Mizuho Financial Group
From a technical standpoint, $37 billion Japanese financial services firm Mizuho Financial Group (MFG) has actually looked "bottom" for most of 2016. But shares are finally looking like they've reached the fourth quarter of the setup -- and that means shares are back within grabbing distance of breakout territory. Here's how to trade it.
Mizuho has been forming an inverse head and shoulders pattern for most of this year. The price pattern signals exhaustion among sellers, and it's formed by two swing lows that bottom out at approximately the same level (the shoulders), separated by a lower low (the head). The buy signal comes on a move through Mizuho's neckline at $3.25, which is the key price level to watch from here.
Price momentum, is the indicator to look at in Mizuho Financial Group. 14-day RSI, up at the top of the price chart, made a series of higher lows at the same time its price was bottoming in the inverse head and shoulders pattern. That's a bullish divergence that tells us buying pressure has been quietly building behind the scenes. Once shares can catch a bid above $3.25, Mizuho Financial becomes a high-probability buy.
Endurance Specialty Holdings
Insurance holding company Endurance Specialty Holdings (ENH) rounds out our list of potential financial sector breakouts this afternoon. Like Mizuho, this mid-cap Bermuda-based insurance stock is showing traders an inverse head and shoulders pattern, in this case with resistance up at the $66 level.

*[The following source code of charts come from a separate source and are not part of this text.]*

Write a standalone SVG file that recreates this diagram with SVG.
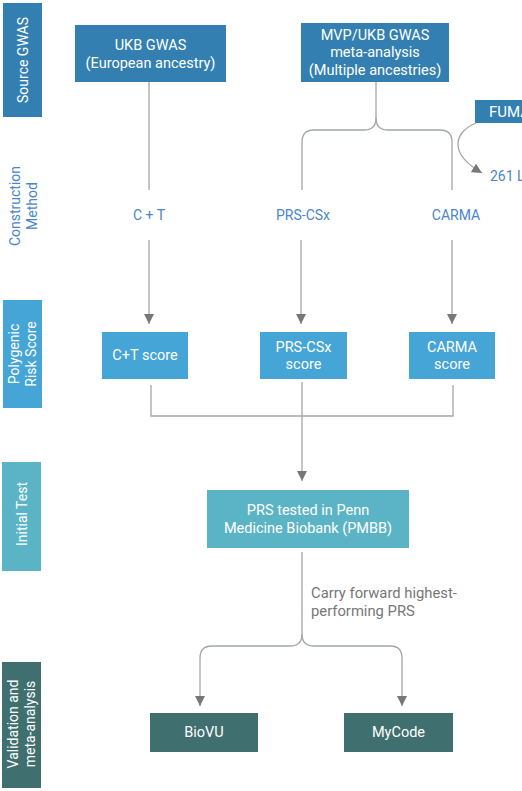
<svg xmlns="http://www.w3.org/2000/svg" width="522" height="791" viewBox="0 0 522 791">
<defs>
<style>
text{font-family:Roboto,"Liberation Sans",sans-serif;font-size:14.5px}
.w{fill:#fff;text-anchor:middle;dominant-baseline:central}
.lab{font-size:14px}
.b{fill:#4a86c8;text-anchor:middle;dominant-baseline:central;font-size:14px}
.g{fill:#777;font-size:14.8px}
.src{fill:#337fb1}
.sc{fill:#45a5d6}
.it{fill:#5bb4c5}
.val{fill:#3f6f6e}
.ln{fill:none;stroke:#a3a6a8;stroke-width:1.3}
</style>
<marker id="ah" markerUnits="userSpaceOnUse" markerWidth="10" markerHeight="10" refX="10" refY="5" orient="auto">
<path d="M0,0 L10,5 L0,10 z" fill="#777"/>
</marker>
</defs>
<rect width="522" height="791" fill="#fff"/>
<g id="lane-labels">
<g id="lane-source"><rect class="src" x="3" y="3" width="39" height="114"/><text class="w lab" transform="translate(22.5,60) rotate(-90)">Source GWAS</text></g>
<g id="lane-construction"><text class="b" transform="translate(23,206) rotate(-90)"><tspan x="0" y="-8.5">Construction</tspan><tspan x="0" y="8.5">Method</tspan></text></g>
<g id="lane-prs"><rect class="sc" x="3" y="300" width="39" height="108"/><text class="w lab" transform="translate(22.5,354) rotate(-90)"><tspan x="0" y="-8.5">Polygenic</tspan><tspan x="0" y="8.5">Risk Score</tspan></text></g>
<g id="lane-initial"><rect class="it" x="2" y="462" width="39" height="109"/><text class="w lab" transform="translate(21.5,514) rotate(-90)">Initial Test</text></g>
<g id="lane-validation"><rect class="val" x="2" y="662" width="39" height="126"/><text class="w lab" transform="translate(21.5,724) rotate(-90)"><tspan x="0" y="-8.5">Validation and</tspan><tspan x="0" y="8.5">meta-analysis</tspan></text></g>
</g>
<g id="connectors">
<path class="ln" d="M149,82 V190"/>
<path class="ln" d="M376,82 V118 Q376,130 364,130 H314 Q302,130 302,142 V190"/>
<path class="ln" d="M376,118 Q376,130 388,130 H440 Q452,130 452,142 V190"/>
<path class="ln" d="M476,123 C456,131 446,152 482,173" marker-end="url(#ah)"/>
<path class="ln" d="M149,240 V324" marker-end="url(#ah)"/>
<path class="ln" d="M301,240 V324" marker-end="url(#ah)"/>
<path class="ln" d="M452,240 V324" marker-end="url(#ah)"/>
<path class="ln" d="M151,385 V416 H453 V385"/>
<path class="ln" d="M302,382 V481" marker-end="url(#ah)"/>
<path class="ln" d="M302,552 V634 Q302,646 290,646 H212 Q200,646 200,658 V706" marker-end="url(#ah)"/>
<path class="ln" d="M302,634 Q302,646 314,646 H390 Q402,646 402,658 V706" marker-end="url(#ah)"/>
</g>
<g id="ukb-gwas"><rect class="src" x="75" y="25" width="151" height="57"/><text class="w" x="150.5" y="45">UKB GWAS</text><text class="w" x="150.5" y="63">(European ancestry)</text></g>
<g id="mvp-ukb-gwas"><rect class="src" x="301" y="23" width="148" height="59"/><text class="w" x="375" y="35">MVP/UKB GWAS</text><text class="w" x="375" y="52.5">meta-analysis</text><text class="w" x="375" y="70">(Multiple ancestries)</text></g>
<g id="fuma"><rect class="src" x="475" y="100" width="60" height="23"/><text class="w" x="489" y="111.5" style="text-anchor:start;font-size:15px">FUMA</text></g>
<g id="loci"><text class="b" x="490" y="176" style="text-anchor:start">261 L</text></g>
<g id="ct"><text class="b" x="149" y="215">C + T</text></g>
<g id="prscsx"><text class="b" x="303" y="215">PRS-CSx</text></g>
<g id="carma"><text class="b" x="456" y="215">CARMA</text></g>
<g id="ct-score"><rect class="sc" x="102" y="332" width="86" height="47"/><text class="w" x="145" y="355.5">C+T score</text></g>
<g id="prscsx-score"><rect class="sc" x="260" y="332" width="87" height="47"/><text class="w" x="303.5" y="347">PRS-CSx</text><text class="w" x="303.5" y="364.5">score</text></g>
<g id="carma-score"><rect class="sc" x="409" y="332" width="86" height="47"/><text class="w" x="452" y="347">CARMA</text><text class="w" x="452" y="364.5">score</text></g>
<g id="pmbb"><rect class="it" x="207" y="490" width="202" height="58"/><text class="w" x="308" y="510">PRS tested in Penn</text><text class="w" x="308" y="528">Medicine Biobank (PMBB)</text></g>
<g id="carry-label"><text class="g" x="311" y="598">Carry forward highest-</text><text class="g" x="311" y="616">performing PRS</text></g>
<g id="biovu"><rect class="val" x="150" y="713" width="108" height="39"/><text class="w" x="204" y="732.5">BioVU</text></g>
<g id="mycode"><rect class="val" x="344" y="713" width="109" height="39"/><text class="w" x="398.5" y="732.5">MyCode</text></g>
</svg>
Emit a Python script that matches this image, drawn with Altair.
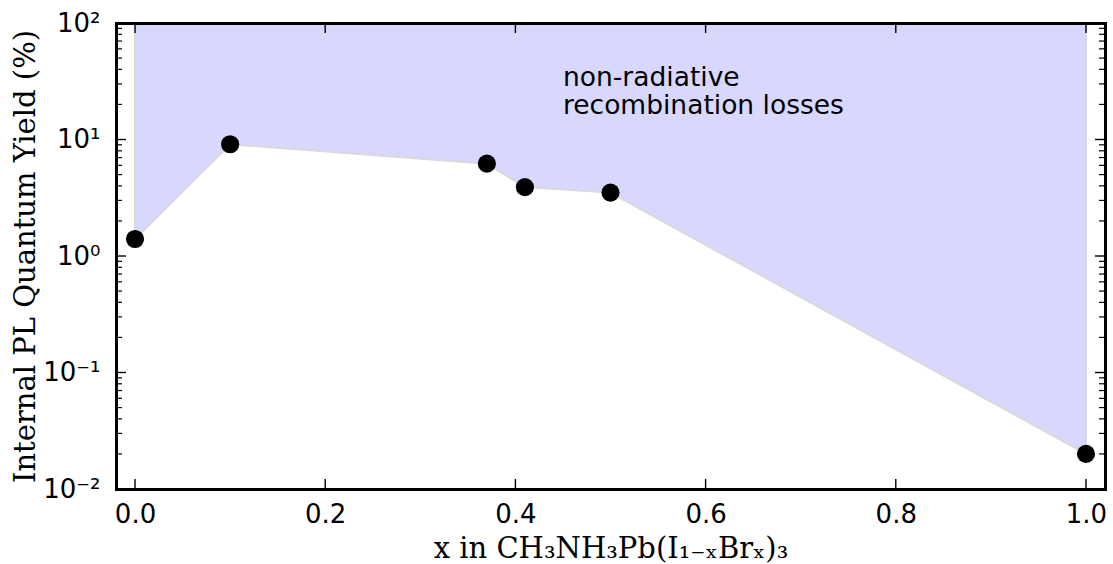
import math

import altair as alt
import pandas as pd

# Bromide fraction x and measured internal PL quantum yield (%)
x_frac = [0.0, 0.1, 0.37, 0.41, 0.5, 1.0]
plqy = [1.4, 9.1, 6.2, 3.9, 3.5, 0.02]

# Axis ticks
y_major = [0.01, 0.1, 1, 10, 100]
y_major_labels = ["10⁻²", "10⁻¹", "10⁰", "10¹", "10²"]
y_minor = [m * 10.0 ** e for e in range(-2, 2) for m in range(2, 10)]
x_major = [0.0, 0.2, 0.4, 0.6, 0.8, 1.0]

# Annotation
note_x = 0.45
note_y = 29
note_lines = ["non-radiative", "recombination losses"]

X_DOMAIN = [-0.02, 1.02]
Y_DOMAIN = [0.01, 100]
Y_TOP = 100

W, H = 989, 466
MAJOR_LEN, MINOR_LEN = 10, 6

df = pd.DataFrame({"x": x_frac, "y": plqy, "top": Y_TOP})
edges = df.iloc[[0, len(df) - 1]]
note = pd.DataFrame({"x": [note_x], "y": [note_y], "label": [note_lines]})
y_major_df = pd.DataFrame({"v": y_major})
y_minor_df = pd.DataFrame({"v": y_minor})
x_major_df = pd.DataFrame({"v": x_major})

x_scale = alt.Scale(domain=X_DOMAIN, nice=False, zero=False)
y_scale = alt.Scale(type="log", domain=Y_DOMAIN, nice=False)

label_expr = " : ".join(
    f"abs(log(datum.value)/LN10 - ({math.log10(v):.3f})) < 0.01 ? '{t}'"
    for v, t in zip(y_major, y_major_labels)
) + " : ''"

frame = dict(
    grid=False,
    ticks=False,
    tickSize=0,
    domain=True,
    domainColor="black",
    domainWidth=3,
    domainCap="square",
    zindex=2,
)
title_style = dict(
    titleFont="DejaVu Serif",
    titleFontSize=29,
    titleFontWeight="normal",
    titleColor="black",
    titleAlign="center",
    titleBaseline="middle",
)
label_style = dict(
    labelFont="DejaVu Sans",
    labelFontSize=26,
    labelColor="black",
)

left_axis = alt.Axis(
    orient="left", values=y_major, labelExpr=label_expr, labelPadding=16,
    title="Internal PL Quantum Yield (%)", titleX=-91, titleY=H / 2,
    titleAngle=270, **label_style, **title_style, **frame,
)
right_axis = alt.Axis(orient="right", values=y_major, labels=False, title=None, **frame)
bottom_axis = alt.Axis(
    orient="bottom", values=x_major, format=".1f", labelPadding=12,
    title="x in CH₃NH₃Pb(I₁₋ₓBrₓ)₃", titleX=W / 2, titleY=59,
    **label_style, **title_style, **frame,
)
top_axis = alt.Axis(orient="top", values=x_major, labels=False, title=None, **frame)

X = lambda axis=None: alt.X("x:Q", scale=x_scale, axis=axis)
Y = lambda axis=None: alt.Y("y:Q", scale=y_scale, axis=axis)

area = alt.Chart(df).mark_area(color="#d8d8ff", opacity=1).encode(
    x=X(bottom_axis), y=Y(left_axis), y2="top:Q",
)

line = alt.Chart(df).mark_line(color="#d9d9d9", strokeWidth=2).encode(
    x=X(top_axis), y=Y(right_axis),
)

sides = alt.Chart(edges).mark_rule(color="#d9d9d9", strokeWidth=2).encode(
    x=X(), y=Y(), y2="top:Q",
)

points = alt.Chart(df).mark_circle(size=330, color="black", opacity=1).encode(
    x=X(), y=Y(),
)

text = alt.Chart(note).mark_text(
    align="left", baseline="alphabetic", font="DejaVu Sans", fontSize=26.5,
    lineHeight=28.5, color="black",
).encode(x=X(), y=Y(), text="label")


# Inward tick marks on all four sides
def y_ticks(data, length, width):
    base = alt.Chart(data).mark_rule(color="black", strokeWidth=width)
    yv = alt.Y("v:Q", scale=y_scale, axis=None)
    return [
        base.encode(y=yv, x=alt.value(0), x2=alt.value(length)),
        base.encode(y=yv, x=alt.value(W), x2=alt.value(W - length)),
    ]


def x_ticks(data, length, width):
    base = alt.Chart(data).mark_rule(color="black", strokeWidth=width)
    xv = alt.X("v:Q", scale=x_scale, axis=None)
    return [
        base.encode(x=xv, y=alt.value(H), y2=alt.value(H - length)),
        base.encode(x=xv, y=alt.value(0), y2=alt.value(length)),
    ]


ticks = (
    y_ticks(y_major_df, MAJOR_LEN, 1.4)
    + y_ticks(y_minor_df, MINOR_LEN, 1.2)
    + x_ticks(x_major_df, MAJOR_LEN, 1.4)
)

chart = (
    alt.layer(area, line, sides, points, text, *ticks)
    .resolve_axis(x="independent", y="independent")
    .properties(
        width=W,
        height=H,
        autosize=alt.AutoSizeParams(type="none"),
        padding={"left": 116, "top": 23, "right": 8, "bottom": 75},
    )
    .configure_view(stroke=None)
    .configure(background="white")
)

chart.save("out.html", embed_options={"renderer": "svg", "actions": False})
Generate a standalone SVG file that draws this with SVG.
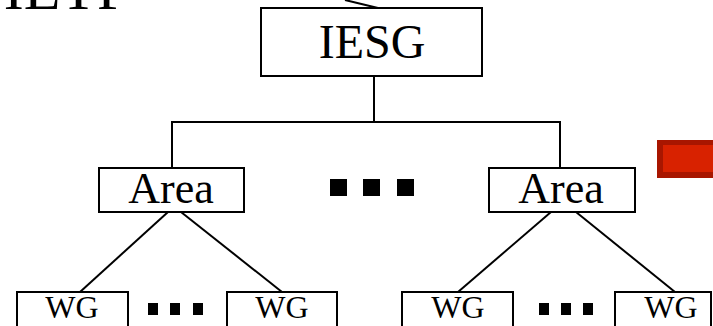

At a glance, the price pattern in Endurance isn't exactly textbook. Typically, the inverse head and shoulders setup comes in after a protracted downtrend, not an extended sideways correction like we've seen in this stock. That said, while the pattern may not exactly be textbook, it's certainly tradable. That aforementioned $66 neckline level is the line in the sand that needs to get taken out for Endurance Specialty Holdings to become a high-probability buy.
The 50-day moving average has been acting like a decent proxy for support in recent sessions. For that reason, once ENH musters the strength to close above $66, that 50-day level becomes a good place to park a protective stop loss.